The Los Angeles Museum's memorial exhibition traveled to the Exhibition Hall of the Palace of Fine Arts in San Francisco, October 3-27, 1919. Knoedler Gallery in New York City mounted a memorial exhibition, January 19-31, 1920, and reprinted Hartley's essay in its catalogue. Spurred by Hartley, poet William Carlos Williams published letters by Slinkard in the first three issues of the literary magazine Contact—December 1920, January 1921, and Spring 1921. The Los Angeles Museum mounted a second memorial exhibition in May 1929, (Note: "Only a few years of actual creative work produced the visions shown now at the Los Angeles Museum. But these are of a quality unlike anything else produced in our midst.") and reprinted Hartley's essay in its catalogue.

===Other exhibitions===
- Four paintings by Slinkard were part of an exhibition of Ashcan School painters at the MacDowell Club of New York, 108 W. 55th St., Manhattan, February 18 - March 2, 1919.
- Ten paintings by Slinkard were hung alongside works by Thomas Hart Benton, Stanton Macdonald-Wright, Morgan Russell and others, in the Group of Independent Artists of Los Angeles exhibition at the MacDowell Club of Los Angeles, Taos Building, January - February 1923.
- Portrait of Gladys Williams (c.1912) was part of a 1964 exhibition at the Long Beach Museum of Art: Arts of California—XVI: Early Moderns.
- My Song (c.1915-1916) was part of an exhibition at the San Francisco Museum of Modern Art: Painting and Sculpture in California: The Modern Era, September 3 - November 21, 1976.
- The Path (n.d.), Reclining Nude (n.d.) and Figures with Flowers (n.d.) were part of an exhibition at the Pasadena Museum of California Art: A Seed of Modernism: The Art Students League of Los Angeles, 1906-1953, January 20 - April 13, 2008.
- The Iris & B. Gerald Cantor Center for Visual Arts at Stanford University mounted a retrospective exhibition: The Legend of Rex Slinkard, November 9, 2011 - February 26, 2012.

===Legacy===
Slinkard, who had trained with Robert Henri, developed a lyrical, semiabstract form of symbolist painting in which he blended suggestions of music and dance into figural compositions.
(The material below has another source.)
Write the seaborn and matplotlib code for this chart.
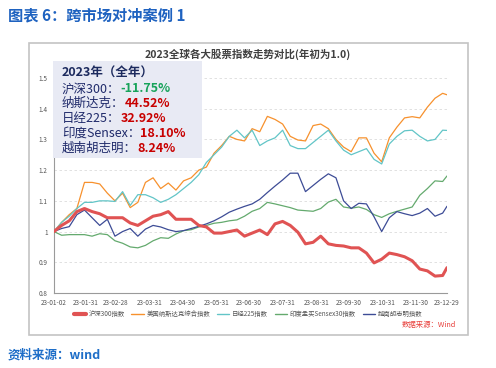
import pandas as pd
import matplotlib
matplotlib.use('Agg')
import matplotlib.pyplot as plt
import seaborn as sns
from matplotlib.lines import Line2D
from matplotlib.patches import Rectangle

# weekly readings, first trading day = 1.0
dates = list(pd.date_range('2023-01-02', periods=52, freq='7D')) + [pd.Timestamp('2023-12-29')]

csi300 = [1.0, 1.02, 1.035, 1.065, 1.075, 1.065, 1.058, 1.045, 1.045, 1.045, 1.028, 1.02, 1.035,
          1.05, 1.055, 1.065, 1.04, 1.04, 1.04, 1.02, 1.015, 0.995, 0.995, 1.0, 1.005, 0.985,
          0.995, 1.005, 0.99, 1.025, 1.033, 1.02, 0.998, 0.96, 0.965, 0.985, 0.96, 0.955, 0.953,
          0.947, 0.947, 0.93, 0.898, 0.91, 0.93, 0.925, 0.918, 0.905, 0.878, 0.872, 0.855, 0.857, 0.8825]
nasdaq = [1.0, 1.03, 1.055, 1.075, 1.16, 1.16, 1.155, 1.125, 1.1, 1.125, 1.078, 1.095, 1.16,
          1.175, 1.14, 1.158, 1.135, 1.165, 1.175, 1.2, 1.21, 1.255, 1.28, 1.31, 1.3, 1.295,
          1.335, 1.325, 1.375, 1.365, 1.35, 1.31, 1.298, 1.295, 1.345, 1.35, 1.335, 1.3, 1.275,
          1.26, 1.305, 1.305, 1.255, 1.227, 1.305, 1.34, 1.37, 1.374, 1.37, 1.405, 1.434, 1.45, 1.4452]
nikkei = [1.0, 1.03, 1.05, 1.075, 1.095, 1.095, 1.1, 1.1, 1.098, 1.13, 1.085, 1.12, 1.12,
          1.11, 1.095, 1.105, 1.12, 1.14, 1.16, 1.185, 1.225, 1.25, 1.275, 1.31, 1.33, 1.305,
          1.33, 1.28, 1.295, 1.305, 1.33, 1.28, 1.27, 1.27, 1.29, 1.31, 1.33, 1.295, 1.265,
          1.25, 1.26, 1.27, 1.235, 1.22, 1.285, 1.31, 1.328, 1.33, 1.31, 1.295, 1.3, 1.33, 1.3292]
sensex = [1.0, 0.988, 0.99, 0.99, 0.99, 0.985, 0.993, 0.99, 0.97, 0.962, 0.95, 0.947, 0.955,
          0.97, 0.98, 0.978, 0.992, 1.003, 1.006, 1.015, 1.02, 1.027, 1.03, 1.035, 1.038, 1.05,
          1.066, 1.075, 1.095, 1.09, 1.084, 1.078, 1.07, 1.068, 1.066, 1.075, 1.096, 1.105, 1.08,
          1.076, 1.08, 1.072, 1.055, 1.046, 1.058, 1.066, 1.073, 1.08, 1.118, 1.14, 1.165, 1.163, 1.181]
vnindex = [1.0, 1.01, 1.016, 1.055, 1.07, 1.045, 1.02, 1.04, 0.985, 1.0, 1.01, 0.985, 1.008,
           1.02, 1.015, 1.006, 1.0, 1.003, 1.01, 1.017, 1.025, 1.035, 1.048, 1.063, 1.073, 1.082,
           1.09, 1.105, 1.127, 1.148, 1.168, 1.19, 1.19, 1.13, 1.15, 1.17, 1.188, 1.175, 1.1,
           1.075, 1.092, 1.09, 1.048, 1.0, 1.045, 1.065, 1.058, 1.052, 1.06, 1.075, 1.05, 1.06, 1.0824]

series_names = ['沪深300指数', '美国纳斯达克综合指数', '日经225指数', '印度孟买Sensex30指数', '越南胡志明指数']
series_values = [csi300, nasdaq, nikkei, sensex, vnindex]
series_colors = ['#e05353', '#f7912d', '#62c5c7', '#64aa6e', '#3d4c96']
series_widths = [2.2, 0.9, 0.9, 0.9, 0.9]

tick_dates = ['2023-01-02', '2023-01-31', '2023-02-28', '2023-03-31', '2023-04-30', '2023-05-31',
              '2023-06-30', '2023-07-31', '2023-08-31', '2023-09-30', '2023-10-31', '2023-11-30',
              '2023-12-29']
tick_labels = ['23-01-02', '23-01-31', '23-02-28', '23-03-31', '23-04-30', '23-05-31', '23-06-30',
               '23-07-31', '23-08-31', '23-09-30', '23-10-31', '23-11-30', '23-12-29']
ytick_values = [0.8, 0.9, 1.0, 1.1, 1.2, 1.3, 1.4, 1.5]
ytick_labels = ['0.8', '0.9', '1', '1.1', '1.2', '1.3', '1.4', '1.5']

summary_title = '2023年（全年）'
summary_labels = ['沪深300：', '纳斯达克：', '日经225：', '印度Sensex：', '越南胡志明：']
summary_values = ['-11.75%', '44.52%', '32.92%', '18.10%', '8.24%']
summary_colors = ['#17a35a', '#c80000', '#c80000', '#c80000', '#c80000']

sns.set_style('white')
plt.rcParams['font.family'] = ['Noto Sans CJK SC', 'DejaVu Sans']
plt.rcParams['axes.unicode_minus'] = False

W, H = 496, 368
fig = plt.figure(figsize=(W / 100, H / 100), dpi=100)


def fx(px):
    return px / W


def fy(py):
    return 1 - py / H


ax = fig.add_axes([fx(54), fy(293), fx(393), (293 - 62.6) / H])

df = pd.DataFrame({'date': dates})
for name, vals in zip(series_names, series_values):
    df[name] = vals
long_df = df.melt(id_vars='date', var_name='指数', value_name='value')

# red (CSI 300) drawn last so it sits on top
for i in [1, 2, 3, 4, 0]:
    sub = long_df[long_df['指数'] == series_names[i]]
    sns.lineplot(data=sub, x='date', y='value', ax=ax, color=series_colors[i],
                 lw=series_widths[i], legend=False, zorder=3 if i == 0 else 2)

ax.set_xlim(pd.Timestamp('2023-01-02'), pd.Timestamp('2023-12-29'))
ax.set_ylim(0.8, 1.55)
ax.set_xticks(pd.to_datetime(tick_dates))
ax.set_xticklabels(tick_labels)
ax.set_yticks(ytick_values)
ax.set_yticklabels(ytick_labels)
ax.set_xlabel('')
ax.set_ylabel('')
ax.tick_params(axis='both', labelsize=4.6, labelcolor='#555555', color='#999999',
               length=3, width=0.6, pad=1.5)
ax.yaxis.grid(True, ls=(0, (3, 3)), color='#dcdcdc', lw=0.6)
ax.xaxis.grid(False)
for side in ['top', 'right']:
    ax.spines[side].set_visible(False)
for side in ['left', 'bottom']:
    ax.spines[side].set_color('#9a9a9a')
    ax.spines[side].set_linewidth(0.8)

# outer frame of the chart
fig.add_artist(Rectangle((fx(29), fy(335)), fx(439), 292 / H, transform=fig.transFigure,
                         fill=False, ec='#c4c4c4', lw=1.2))

fig.text(fx(8), fy(15), '图表 6：跨市场对冲案例 1', fontsize=11, fontweight='bold',
         color='#1e62c0', va='center')
fig.text(fx(248), fy(54), '2023全球各大股票指数走势对比(年初为1.0)', fontsize=7.6,
         fontweight='bold', color='#404040', ha='center', va='center')
fig.text(fx(8), fy(355), '资料来源：wind', fontsize=9, fontweight='bold',
         color='#1e6ec8', va='center')
fig.text(fx(456), fy(325), '数据来源：Wind', fontsize=5.3, color='#e8403c',
         ha='right', va='center')

handles = [Line2D([], [], color=c, lw=(3.0 if i == 0 else 1.0))
           for i, c in enumerate(series_colors)]
fig.legend(handles, series_names, loc='center', bbox_to_anchor=(0.5, fy(314)), ncol=5,
           frameon=False, fontsize=4.6, handlelength=1.9, handletextpad=0.5,
           columnspacing=1.0, labelcolor='#555555')

# summary box over the top-left of the plot
fig.add_artist(Rectangle((fx(53), fy(158)), fx(149), 97 / H, transform=fig.transFigure,
                         fc='#e8eaf4', ec='none', zorder=5))
fig.text(fx(62), fy(73), summary_title, fontsize=9, fontweight='bold', color='#1c2a5e',
         va='center', zorder=6)
label_ys = [89, 103.5, 118.5, 133.5, 148]
labels = []
for lab, y in zip(summary_labels, label_ys):
    labels.append(fig.text(fx(62), fy(y), lab, fontsize=9, color='#1f2a6a', va='center', zorder=6))
fig.canvas.draw()
renderer = fig.canvas.get_renderer()
for t, val, col, y in zip(labels, summary_values, summary_colors, label_ys):
    bb = t.get_window_extent(renderer)
    fig.text(bb.x1 / W, fy(y), val, fontsize=9, fontweight='bold', color=col,
             va='center', zorder=6)

fig.savefig('out.png', dpi=100)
In Slinkard's paintings volume and outline alternately separated and blended to accentuate Wagnerian episodes of libinal yearning. The highly original visual qualities of these works were effectively captured in Hartley's erotically charged description of Slinkard's method, written to accompany the Los Angeles Museum's 1919 memorial exhibition.
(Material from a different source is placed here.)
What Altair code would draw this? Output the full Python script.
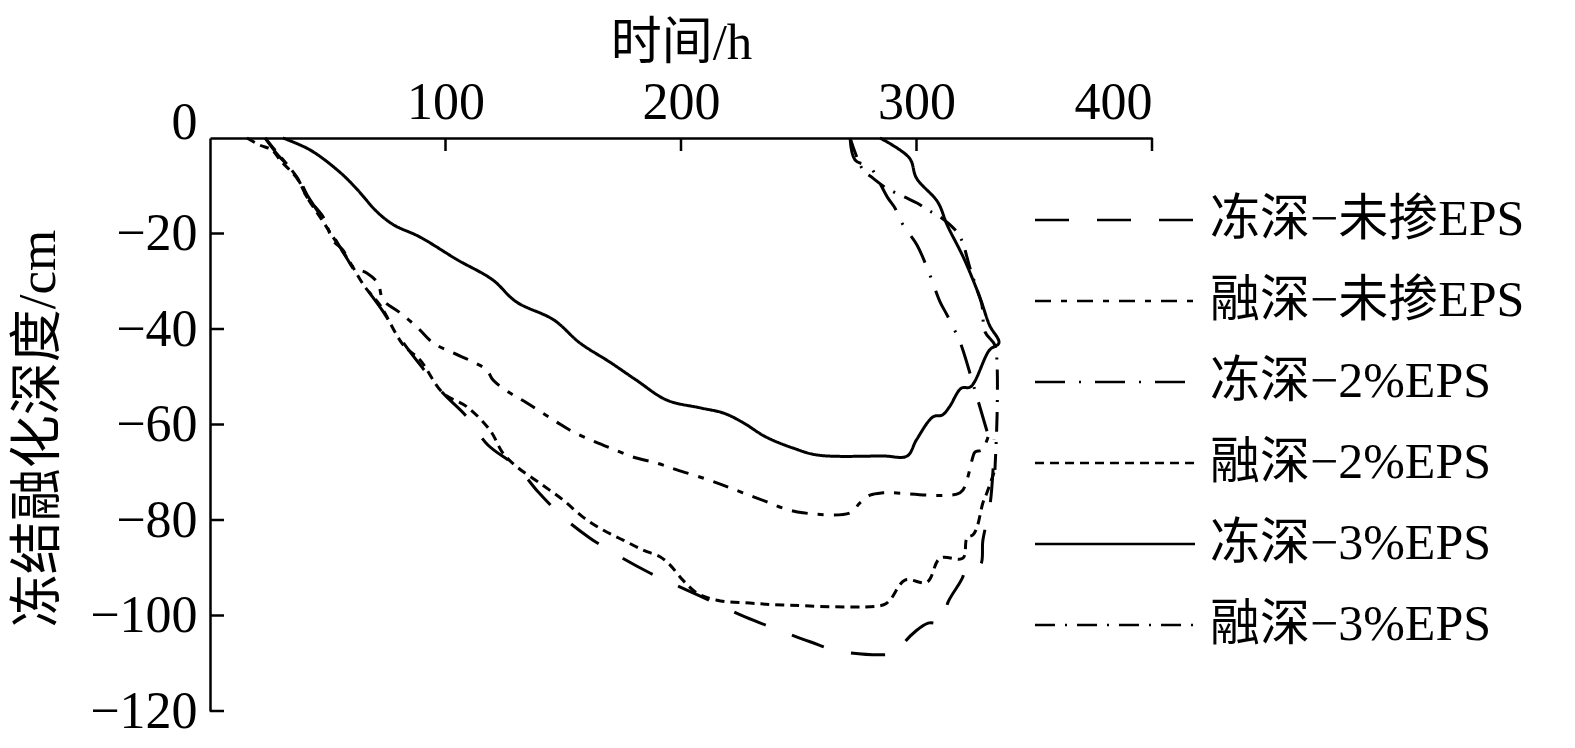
import altair as alt
import pandas as pd

# ---- categories / styles ----
SERIES = ["冻深−未掺EPS", "融深−未掺EPS", "冻深−2%EPS", "融深−2%EPS", "冻深−3%EPS", "融深−3%EPS"]
DASHES = [[34, 28], [16, 10, 6, 10], [30, 14, 2, 14], [9, 6], [1, 0], [20, 10, 2, 10]]

X_TICKS = [100, 200, 300, 400]
Y_TICKS = [0, -20, -40, -60, -80, -100, -120]
Y_TICKS_INNER = [-20, -40, -60, -80, -100, -120]

# ---- series values (time h, depth cm), in drawing order ----
S1_T = [23.4, 28.9, 36.9, 41.2, 48.8, 56.5, 64.5, 73.0, 80.7, 90.0, 98.9, 109.1, 118.0, 130.4, 139.3,
        149.9, 161.4, 174.1, 186.8, 200.4, 213.6, 227.2, 241.2, 254.8, 268.4, 293.0, 295.1, 304.9,
        310.8, 313.4, 319.7, 320.6, 327.0, 328.2, 331.2, 332.5, 332.9]
S1_V = [0, -3.6, -7.7, -11.9, -17.6, -23.9, -30.2, -36.0, -41.9, -48.0, -53.4, -58.4, -64.3, -68.9, -74.1,
        -79.4, -83.8, -87.7, -91.1, -94.2, -97.2, -100.3, -103.0, -105.5, -107.6, -107.6, -105.5, -101.6,
        -101.6, -97.2, -91.9, -89.4, -89.4, -84.2, -76.9, -69.5, -63.2]

S2_T = [23.4, 28.5, 36.9, 41.2, 48.0, 52.2, 56.5, 60.7, 66.7, 71.3, 73.5, 80.7, 87.9, 94.7, 103.2, 111.7,
        117.6, 120.2, 127.4, 134.6, 147.3, 152.9, 161.4, 169.9, 179.6, 189.8, 198.3, 209.3, 217.8, 226.3,
        236.5, 243.3, 251.8, 271.8, 276.0, 280.3, 285.8, 318.5, 321.4, 323.6, 324.8, 327.8, 330.4]
S2_V = [0, -3.1, -8.2, -12.4, -16.5, -21.4, -23.5, -27.0, -28.3, -30.4, -33.9, -36.6, -39.6, -42.9, -45.0,
        -46.9, -48.6, -50.7, -53.4, -55.5, -59.5, -61.2, -63.2, -64.9, -66.8, -68.1, -69.5, -71.2, -72.7,
        -74.3, -76.2, -77.5, -78.5, -78.5, -76.4, -74.8, -74.3, -74.3, -71.6, -67.4, -65.8, -65.3, -62.6]

S3_T = [271.8, 273.9, 280.3, 283.7, 287.9, 290.9, 294.3, 300.2, 305.7, 310.0, 313.0, 317.2, 319.3, 324.8, 330.4]
S3_V = [0, -4.6, -6.1, -8.8, -12.6, -14.7, -18.2, -22.4, -28.7, -34.3, -37.1, -41.3, -43.8, -52.8, -62.2]

S4_T = [15.7, 21.2, 26.3, 29.7, 36.9, 41.2, 47.6, 53.1, 59.4, 65.8, 72.2, 82.0, 89.2, 98.9, 109.1, 118.9,
        124.4, 130.4, 140.1, 149.9, 158.4, 166.9, 175.4, 183.9, 191.1, 195.3, 200.8, 206.8, 215.3, 229.3,
        243.3, 285.8, 288.7, 295.1, 304.5, 310.0, 319.7, 321.4, 324.0, 325.7, 328.2, 329.9, 333.3]
S4_V = [0, -1.5, -2.5, -4.6, -8.4, -12.4, -17.2, -21.4, -26.0, -31.2, -35.0, -43.3, -46.5, -53.4, -56.3,
        -61.2, -66.0, -68.9, -72.3, -75.8, -79.4, -82.1, -84.2, -86.3, -87.7, -89.4, -92.6, -95.3, -96.8,
        -97.4, -97.8, -97.8, -96.8, -92.6, -93.0, -88.0, -88.0, -83.8, -83.1, -81.5, -76.4, -74.3, -69.5]

S5_T = [31.0, 42.5, 55.0, 62.0, 71.0, 78.0, 89.0, 105.0, 120.0, 130.0, 146.0, 157.0, 170.0, 181.0, 194.0,
        208.0, 218.0, 226.0, 236.0, 248.0, 258.0, 286.0, 296.0, 300.0, 307.0, 311.0, 314.0, 319.0, 323.0,
        331.0, 335.0, 331.0, 327.0, 320.0, 313.0, 309.0, 300.0, 297.0, 284.5]
S5_V = [0, -2.5, -7.1, -10.5, -15.5, -18.2, -20.7, -25.5, -29.7, -34.3, -38.1, -42.9, -47.0, -50.7, -54.9,
        -56.5, -57.6, -59.5, -62.6, -65.0, -66.4, -66.6, -66.6, -63.2, -58.4, -58.0, -56.3, -52.4, -52.1,
        -44.4, -42.9, -39.2, -33.5, -25.1, -18.2, -13.4, -8.4, -4.2, 0]

S6_T = [271.8, 277.3, 281.5, 286.6, 295.1, 300.2, 304.9, 310.0, 317.2, 319.7, 321.4, 322.7, 326.1, 327.8,
        329.1, 333.3, 334.2, 334.2, 333.3]
S6_V = [0, -6.7, -8.4, -10.3, -12.4, -13.6, -15.1, -16.5, -19.7, -22.0, -24.9, -27.2, -32.3, -35.0,
        -40.6, -43.4, -47.5, -58.4, -69.5]

T_LIST = [S1_T, S2_T, S3_T, S4_T, S5_T, S6_T]
V_LIST = [S1_V, S2_V, S3_V, S4_V, S5_V, S6_V]

rows = []
for name, ts, vs in zip(SERIES, T_LIST, V_LIST):
    for i, (t, v) in enumerate(zip(ts, vs)):
        rows.append({"series": name, "i": i, "t": t, "v": v})
df = pd.DataFrame(rows)

FONT = "Liberation Serif, Noto Sans CJK SC"

x_scale = alt.Scale(domain=[0, 400], nice=False, zero=False)
y_scale = alt.Scale(domain=[-120, 0], nice=False, zero=False)

AX_X = alt.Axis(orient="top", values=X_TICKS, title="时间/h", labelPadding=9,
                titleY=-80, titleBaseline="alphabetic", tickSize=0, ticks=False, titleFontSize=51)
AX_Y = alt.Axis(values=Y_TICKS, title="冻结融化深度/cm", labelPadding=13, tickSize=0, ticks=False,
                titleX=-172, titleY=290, titleBaseline="middle", titleAngle=-90, titleFontSize=53,
                labelBaseline={"condition": {"test": "datum.value == 0", "value": "alphabetic"},
                               "value": "middle"})

lines = alt.Chart(df).mark_line(color="black", strokeWidth=3, interpolate="catmull-rom").encode(
    x=alt.X("t:Q", scale=x_scale, axis=AX_X, title="时间/h"),
    y=alt.Y("v:Q", scale=y_scale, axis=AX_Y, title="冻结融化深度/cm"),
    strokeDash=alt.StrokeDash("series:N", scale=alt.Scale(domain=SERIES, range=DASHES),
                              legend=alt.Legend(title=None, orient="none", legendX=880, legendY=57,
                                                symbolType="M-4,0H4", symbolSize=1600, symbolStrokeWidth=2.6,
                                                symbolStrokeColor="black", labelFont=FONT, labelFontSize=50,
                                                labelColor="black", labelOffset=70, labelLimit=0,
                                                rowPadding=31, padding=0, symbolOffset=0)),
    order=alt.Order("i:Q"),
)

xt = alt.Chart(pd.DataFrame({"t": X_TICKS})).mark_rule(color="black", strokeWidth=2.5).encode(
    x=alt.X("t:Q", scale=x_scale, axis=AX_X, title="时间/h"), y=alt.value(0), y2=alt.value(13))
yt = alt.Chart(pd.DataFrame({"v": Y_TICKS_INNER})).mark_rule(color="black", strokeWidth=2.5).encode(
    y=alt.Y("v:Q", scale=y_scale, axis=AX_Y, title="冻结融化深度/cm"), x=alt.value(0), x2=alt.value(14))

chart = alt.layer(lines, xt, yt).properties(
    width=942, height=573,
    autosize=alt.AutoSizeParams(type="none"),
    padding={"left": 202, "top": 130, "right": 400, "bottom": 32},
).configure_view(stroke=None).configure_axis(
    domainColor="black", domainWidth=2.5, labelColor="black", titleColor="black",
    labelFont=FONT, titleFont=FONT, grid=False, labelFontSize=52, titleFontSize=48,
    titleFontWeight="normal",
)

chart.save("out.html", embed_options={"renderer": "svg", "actions": False})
Slinkard continued to influence his friends and students. Carl Sprinchorn made a 1920s drawing of his grave, done in the style of his late friend. Former-student Nick Brigante made a series of 1920s drawings in Slinkard's style, and inserted miniature versions of his teacher's paintings into some of his 1940s Surrealist works. Mabel Alvarez's Symbolist paintings of the late 1920s seem to have been influenced by Slinkard. (Note: In her diary, Alvarez described Slinkard's work as "all emotion—a dream world of the spirit—Nothing of the material world. Strange and lovely color and compositions and subjects. He worked entirely from within and said lovely things that were all his own.")
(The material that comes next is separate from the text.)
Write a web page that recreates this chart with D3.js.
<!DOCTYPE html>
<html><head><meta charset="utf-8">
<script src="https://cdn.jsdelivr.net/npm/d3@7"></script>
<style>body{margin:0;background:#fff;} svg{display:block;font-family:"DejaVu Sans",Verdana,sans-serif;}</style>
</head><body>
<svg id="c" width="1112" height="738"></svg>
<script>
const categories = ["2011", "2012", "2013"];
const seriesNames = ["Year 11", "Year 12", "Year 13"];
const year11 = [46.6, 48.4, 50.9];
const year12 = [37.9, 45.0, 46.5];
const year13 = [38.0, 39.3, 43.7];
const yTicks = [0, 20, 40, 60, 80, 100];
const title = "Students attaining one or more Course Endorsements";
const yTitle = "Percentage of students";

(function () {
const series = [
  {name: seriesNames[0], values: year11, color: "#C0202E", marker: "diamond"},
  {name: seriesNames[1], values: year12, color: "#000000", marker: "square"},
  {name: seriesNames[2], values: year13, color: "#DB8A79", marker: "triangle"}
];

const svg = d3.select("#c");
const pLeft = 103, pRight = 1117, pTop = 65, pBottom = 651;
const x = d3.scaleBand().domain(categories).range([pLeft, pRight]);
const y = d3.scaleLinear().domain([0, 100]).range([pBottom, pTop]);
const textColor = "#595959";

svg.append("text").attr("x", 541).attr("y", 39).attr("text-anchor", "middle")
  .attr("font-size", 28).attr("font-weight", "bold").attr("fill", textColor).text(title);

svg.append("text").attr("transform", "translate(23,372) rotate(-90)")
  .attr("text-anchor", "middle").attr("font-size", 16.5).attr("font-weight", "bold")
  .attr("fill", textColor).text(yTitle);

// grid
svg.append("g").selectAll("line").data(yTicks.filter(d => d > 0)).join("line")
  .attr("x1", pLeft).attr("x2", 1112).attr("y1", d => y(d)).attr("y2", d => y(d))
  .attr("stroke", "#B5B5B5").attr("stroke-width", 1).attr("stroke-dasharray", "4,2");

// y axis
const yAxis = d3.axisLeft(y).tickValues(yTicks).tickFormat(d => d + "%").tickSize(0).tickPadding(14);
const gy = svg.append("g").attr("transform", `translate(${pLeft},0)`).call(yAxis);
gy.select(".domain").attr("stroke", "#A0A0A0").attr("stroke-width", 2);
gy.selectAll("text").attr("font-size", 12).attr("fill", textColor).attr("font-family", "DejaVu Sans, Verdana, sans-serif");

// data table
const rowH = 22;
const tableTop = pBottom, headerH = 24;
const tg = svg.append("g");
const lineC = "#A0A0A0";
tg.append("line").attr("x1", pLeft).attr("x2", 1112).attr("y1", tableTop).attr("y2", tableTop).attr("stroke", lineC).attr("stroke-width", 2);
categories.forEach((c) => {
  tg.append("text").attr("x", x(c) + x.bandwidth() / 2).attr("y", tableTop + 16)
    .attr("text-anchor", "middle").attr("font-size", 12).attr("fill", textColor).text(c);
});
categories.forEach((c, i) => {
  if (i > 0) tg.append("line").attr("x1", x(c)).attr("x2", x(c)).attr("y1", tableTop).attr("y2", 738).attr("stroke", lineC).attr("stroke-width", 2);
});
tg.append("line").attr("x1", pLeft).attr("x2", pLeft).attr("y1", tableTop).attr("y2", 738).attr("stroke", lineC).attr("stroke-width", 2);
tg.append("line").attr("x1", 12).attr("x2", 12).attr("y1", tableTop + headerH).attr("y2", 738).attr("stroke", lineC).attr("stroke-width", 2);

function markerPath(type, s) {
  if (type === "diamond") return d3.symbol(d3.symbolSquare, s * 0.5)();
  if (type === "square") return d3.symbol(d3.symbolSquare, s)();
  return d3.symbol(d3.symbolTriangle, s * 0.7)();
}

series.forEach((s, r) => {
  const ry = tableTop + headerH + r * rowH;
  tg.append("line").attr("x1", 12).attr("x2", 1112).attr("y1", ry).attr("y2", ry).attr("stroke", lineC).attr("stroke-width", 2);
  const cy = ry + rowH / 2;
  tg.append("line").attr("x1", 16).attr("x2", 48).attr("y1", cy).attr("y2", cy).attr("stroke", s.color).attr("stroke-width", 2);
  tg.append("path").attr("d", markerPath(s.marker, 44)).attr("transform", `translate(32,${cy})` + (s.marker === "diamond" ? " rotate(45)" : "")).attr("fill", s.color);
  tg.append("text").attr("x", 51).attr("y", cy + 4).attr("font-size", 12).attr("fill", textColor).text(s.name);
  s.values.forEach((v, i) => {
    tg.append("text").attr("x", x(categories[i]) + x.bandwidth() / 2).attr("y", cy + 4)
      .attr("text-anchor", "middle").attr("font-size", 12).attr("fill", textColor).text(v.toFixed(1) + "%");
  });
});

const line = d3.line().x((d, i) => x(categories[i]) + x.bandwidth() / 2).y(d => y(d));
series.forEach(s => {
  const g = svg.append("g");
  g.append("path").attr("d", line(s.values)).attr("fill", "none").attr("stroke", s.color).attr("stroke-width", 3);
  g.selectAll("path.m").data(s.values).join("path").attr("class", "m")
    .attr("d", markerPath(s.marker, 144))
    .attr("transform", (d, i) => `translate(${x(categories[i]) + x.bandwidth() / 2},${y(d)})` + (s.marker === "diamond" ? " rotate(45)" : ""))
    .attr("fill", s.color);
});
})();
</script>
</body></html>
Sprichorn wrote an unpublished biography: Rex Slinkard: A Biographical-Critical Study of His Life, Paintings, and Drawings (c.1952). The manuscript is in the Carl Spinchorn Papers at the Raymond H. Fogler Library, University of Maine.(PDF)

Florence A. Williams, sister of Slinkard's fiancee Gladys, bequeathed a large collection of his works to Stanford University in 1955. This forms the core of the Cantor Arts Center's 268 works by Slinkard.